Winter — love it or hate it — no other season has had so much written about it.
“Winter is the season in which people try to keep the house as warm as it was in the summer, when they complained about the heat.”
I don’t know who wrote that. A Web site that listed it, along with a number of other quotes about the season, attributed it to “author unknown.” But, happening across it did remind me that perhaps no other season has had so much written about it.
For example, if life is journey, notes George Herbert, “every mile is two in winter.”

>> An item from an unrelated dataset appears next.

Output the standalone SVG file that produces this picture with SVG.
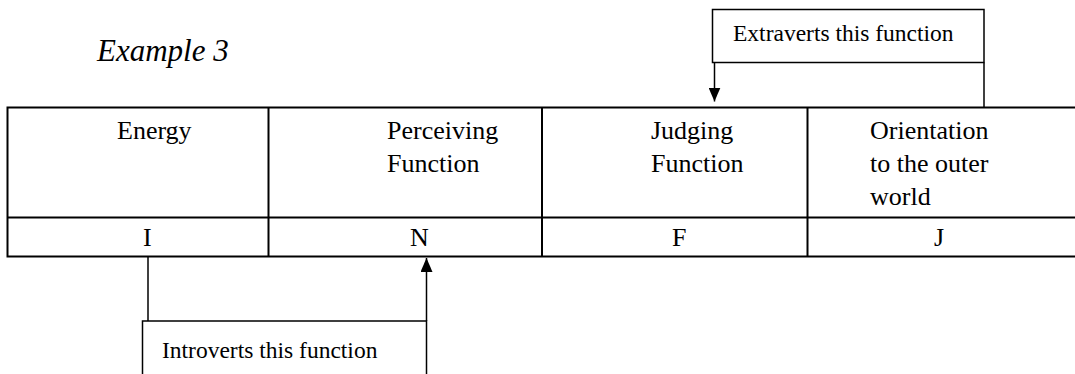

OK, many of the words are more poetic. “On a lone winter evening, when the frost has wrought a silence,” wrote John Keats. I’m not sure he’s entirely accurate. Winter nights lately that I’ve been out in the office parking lot I’ve heard a lot of ice scrapers making noise on windshields and tires spinning to slide free of the portion of winter that hasn’t yet been plowed.

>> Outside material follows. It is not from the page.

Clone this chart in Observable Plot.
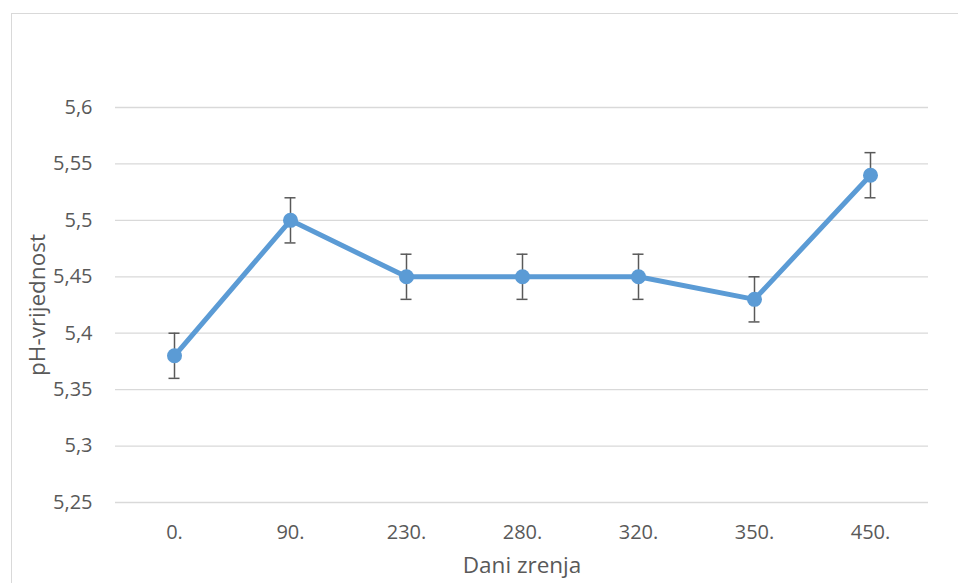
<!DOCTYPE html>
<html>
<head>
<meta charset="utf-8">
<script src="https://cdn.jsdelivr.net/npm/d3@7"></script>
<script src="https://cdn.jsdelivr.net/npm/@observablehq/plot@0.6"></script>
<style>
  html, body { margin: 0; padding: 0; background: #fff; }
  #wrap { position: relative; width: 958px; height: 583px; overflow: hidden; }
  #border { position: absolute; left: 11px; top: 13px; width: 960px; height: 600px; border: 1px solid #D9D9D9; box-sizing: border-box; }
  #chart { position: absolute; left: 0; top: 0; }
</style>
</head>
<body>
<div id="wrap"><div id="border"></div><div id="chart"></div></div>
<script>
const days = ["0.", "90.", "230.", "280.", "320.", "350.", "450."];
const ph = [5.38, 5.50, 5.45, 5.45, 5.45, 5.43, 5.54];
const err = [0.02, 0.02, 0.02, 0.02, 0.02, 0.02, 0.02];
const yTicks = [5.25, 5.3, 5.35, 5.4, 5.45, 5.5, 5.55, 5.6];

const data = days.map((d, i) => ({day: d, ph: ph[i], lo: ph[i] - err[i], hi: ph[i] + err[i]}));
const fmt = v => String(+v.toFixed(2)).replace(".", ",");

const plot = Plot.plot({
  width: 958,
  height: 583,
  marginLeft: 115,
  marginRight: 30,
  marginTop: 107,
  marginBottom: 81,
  style: {fontFamily: "'Open Sans', sans-serif", fontSize: "20px", color: "#595959", background: "transparent"},
  x: {type: "point", domain: days, padding: 0.5, label: null},
  y: {domain: [5.25, 5.6], label: null},
  marks: [
    Plot.gridY(yTicks, {stroke: "#D9D9D9", strokeOpacity: 1, strokeWidth: 1.3}),
    Plot.axisY(yTicks, {tickSize: 0, tickPadding: 23, tickFormat: fmt, fill: "#595959", fontSize: 20}),
    Plot.axisX(days, {tickSize: 0, tickPadding: 22, fill: "#595959", fontSize: 20}),
    Plot.line(data, {x: "day", y: "ph", stroke: "#5B9BD5", strokeWidth: 5, strokeLinejoin: "round"}),
    Plot.ruleX(data, {x: "day", y1: "lo", y2: "hi", stroke: "#595959", strokeWidth: 1.5}),
    Plot.ruleY(data, {x1: "day", x2: "day", y: "hi", insetLeft: -5.5, insetRight: -5.5, stroke: "#595959", strokeWidth: 1.5}),
    Plot.ruleY(data, {x1: "day", x2: "day", y: "lo", insetLeft: -5.5, insetRight: -5.5, stroke: "#595959", strokeWidth: 1.5}),
    Plot.dot(data, {x: "day", y: "ph", r: 7.5, fill: "#5B9BD5", stroke: "none"}),
    Plot.text(["Dani zrenja"], {frameAnchor: "bottom", dy: 70, fontSize: 22.5, fill: "#595959", textAnchor: "middle"}),
    Plot.text(["pH-vrijednost"], {frameAnchor: "left", dx: -78, rotate: -90, fontSize: 22.5, fill: "#595959", textAnchor: "middle"})
  ]
});
document.getElementById("chart").appendChild(plot);
</script>
</body>
</html>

But, there is, I suppose a certain solitude at times in winter.
“I like those cold, gray winter days,” says Bill Watterson. “Days like these let you savor a bad mood.”
As depressing as that seems, it shows that some look forward to the isolation offered by the season.
“There is a privacy about it which no other season gives you,” observed Ruth Stout. “In spring, summer and fall people sort of have an open season on each other; only in winter can you have longer, quiet stretches when you can savor belonging to yourself,”
Nevertheless, such seclusion and prolonged introspection apparently can lead to some pretty dark thoughts.
“Winter lies too long in country towns; hangs on until it is stale and shabby, old and sullen,” wrote Willa Sibert Cather.
I prefer words about winter that are written in a lighter mood. Those of Will Rogers express the same acknowledgment of the harshness of winter, without a plea for pity.
“I was just thinking,” Rogers once said, “if it is really religion with these nudist colonies, they sure must turn atheists in the wintertime.”
I will admit here that many of us in the north hold that people in other parts of the country do not respect enough the severity of winter. They do not quite understand the force of nature we endure. “When you live Texas,” writes Pamela Robon, for example, “every single time it snows it is magical.”
Hey, we see the beauty of winter, too. We just know that when the magic show is over we’ll have to shovel.
Still, I think we can all agree that surviving winter is as Anne Bradstreet noted — a challenge, but a blessing.
“If we had no winter, the spring would not be so pleasant; if we did not sometimes taste of adversity, prosperity would not be so welcome.”
So, on to the next season. When will that happen? The most recent storm has made it seem not soon enough.
“To shorten winter,” said W.J. Vogel, “borrow some money due in spring.”